【修士論文】洪水災害時における避難支援のためのオフライン3Dハザードマップの開発と評価

東京大学修士課程2年 平澤彰悟です。

本記事では自身の修士研究「洪水災害時における避難支援のためのオフライン3Dハザードマップの開発と評価 」について書いています。
開発した3D洪水ハザードマップ

システム概要図

背景

近年、自然災害はより頻繁に、そして予測不可能な形で発生しています。 特に洪水災害は、世界的にその頻度と規模が増加しています。洪水時の避難は、生命を守る上で極めて重要です。災害発生時にはインターネットアクセスが不可能になる場合があります。このような状況下では、従来のWebベースのハザードマップでは十分な情報提供ができません。この問題に対処するために、オフライン環境下でもアクセス可能な3Dハザードマップの開発が必要とされています。

目的

この研究の目的は、洪水災害時におけるインターネットのアクセス障害が発生しても、避難者がスマートフォンを介して地形の高低差を直感的に理解できるオフライン3Dハザードマップシステムを開発することです。これにより、避難者は安全な避難ルートを迅速に判断し、避難行動をとることができます。

手法

本研究では、マイクロコンピュータ(Raspberry Pi 4)を用いたオフラインで動作するWebサーバーシステムを開発しました。
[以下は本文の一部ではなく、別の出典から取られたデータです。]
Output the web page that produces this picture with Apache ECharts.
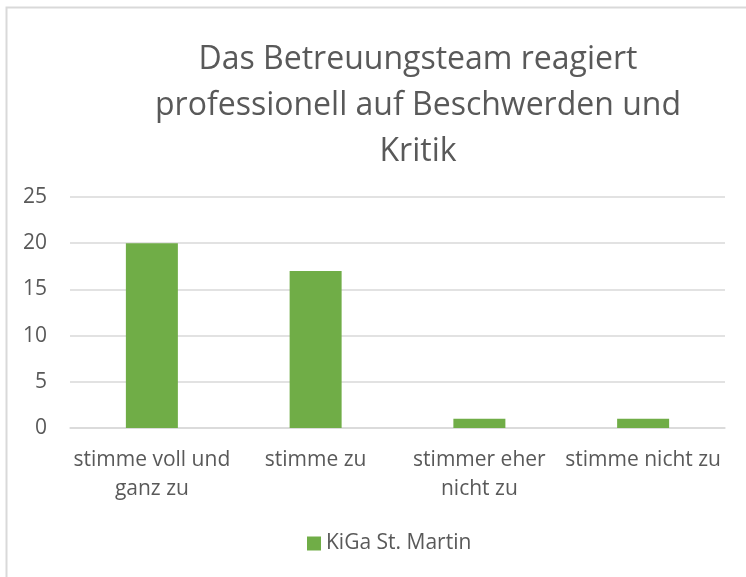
<!DOCTYPE html>
<html lang="de">
<head>
    <meta charset="UTF-8">
    <title></title>
    <script type="text/javascript" src="https://cdn.jsdelivr.net/npm/echarts@6/dist/echarts.min.js"></script>
    <style>html,body{margin:0;padding:0;background:#fff;}</style>
</head>
<body>
<div id="chart" style="width: 746px;height: 577px"></div>
<script type="text/javascript">
    var categories = ['stimme voll und\nganz zu', 'stimme zu', 'stimmer eher\nnicht zu', 'stimme nicht zu'];
    var values = [20, 17, 1, 1];
    var seriesName = 'KiGa St. Martin';
    var titleText = 'Das Betreuungsteam reagiert\nprofessionell auf Beschwerden und\nKritik';

    var font = 'Open Sans';
    var myChart = echarts.init(document.getElementById('chart'));
    var option = {
        textStyle: {fontFamily: font},
        graphic: [{
            type: 'rect',
            shape: {x: 6.5, y: 7.5, width: 800, height: 700},
            style: {fill: 'none', stroke: '#d9d9d9', lineWidth: 2},
            silent: true
        }],
        title: {
            text: titleText,
            left: 413,
            top: 32,
            textAlign: 'center',
            textStyle: {fontFamily: font, fontSize: 32, fontWeight: 'normal', color: '#595959', lineHeight: 46}
        },
        legend: {
            top: 528,
            left: 302,
            itemWidth: 14,
            itemHeight: 14,
            itemGap: 6,
            icon: 'rect',
            textStyle: {fontFamily: font, fontSize: 21, color: '#595959'},
            data: [seriesName]
        },
        grid: {left: 70, right: 21, top: 197, bottom: 149},
        xAxis: {
            type: 'category',
            data: categories,
            axisLine: {lineStyle: {color: '#d9d9d9', width: 1.5}},
            axisTick: {show: false},
            axisLabel: {fontFamily: font, fontSize: 21, color: '#595959', lineHeight: 29, margin: 18, interval: 0}
        },
        yAxis: {
            type: 'value',
            min: 0,
            max: 25,
            interval: 5,
            axisLine: {show: false},
            axisTick: {show: false},
            splitLine: {lineStyle: {color: '#d9d9d9', width: 1.5}},
            axisLabel: {fontFamily: font, fontSize: 21, color: '#595959', margin: 23}
        },
        series: [{
            name: seriesName,
            type: 'bar',
            data: values,
            barWidth: 52,
            itemStyle: {color: '#70ad47'}
        }]
    };
    myChart.setOption(option);
</script>
</body>
</html>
このシステムは、避難所の位置、浸水想定地域、土地の標高情報を可視化し、スマートフォンのブラウザからアクセス可能な3Dハザードマップを提供します。また、避難者がオフライン状態であっても簡易的にマップ情報にアクセスできるように、QRコードを通じて簡単に接続できるインターフェースを設計しました。


検証

本システムの有効性を確認するために、実際の避難シナリオを想定した下記の検証を実施しました。

・オフライン環境でのマップの表示スピード ・危険地帯の認識を促すマップデザインとなっているかを測るユーザーテスト(参加者: 10名)

結果として、オフライン環境下でもハザードマップがスムーズに表示され、避難者が危険地帯を直感的に理解できることが確認されました。 加えて、ユーザービリティテストを通じて、本マップデザインは、洪水予想地域、低地、傾斜地、洪水の流れを意識させることが可能であることを示すことができました。

結論

本研究で開発されたオフライン3Dハザードマップシステムは、洪水災害時の避難支援において有効であることが示されました。 特に、インターネット接続が利用できない状況下でも、避難者が危険地帯を把握し、適切な避難行動を取ることを支援することができます。このシステムの更なる改良と普及により、自然災害による被害の軽減に貢献できると期待されます。

謝辞

この研究を進めるにあたり、東京大学大学院学際情報学府の高木聡一郎教授には指針を示し、継続的な深い洞察と詳細な指導をいただきました。渡邉英徳教授には的確な指導と学際的なア ドバイスを賜り、本研究をより豊かなものにしてくれました。
高木研究室と渡邉研究室のメンバー、皆様の支援と理解にも深く感謝します。 これらすべての方々の支援と助言に心から感謝申し上げます。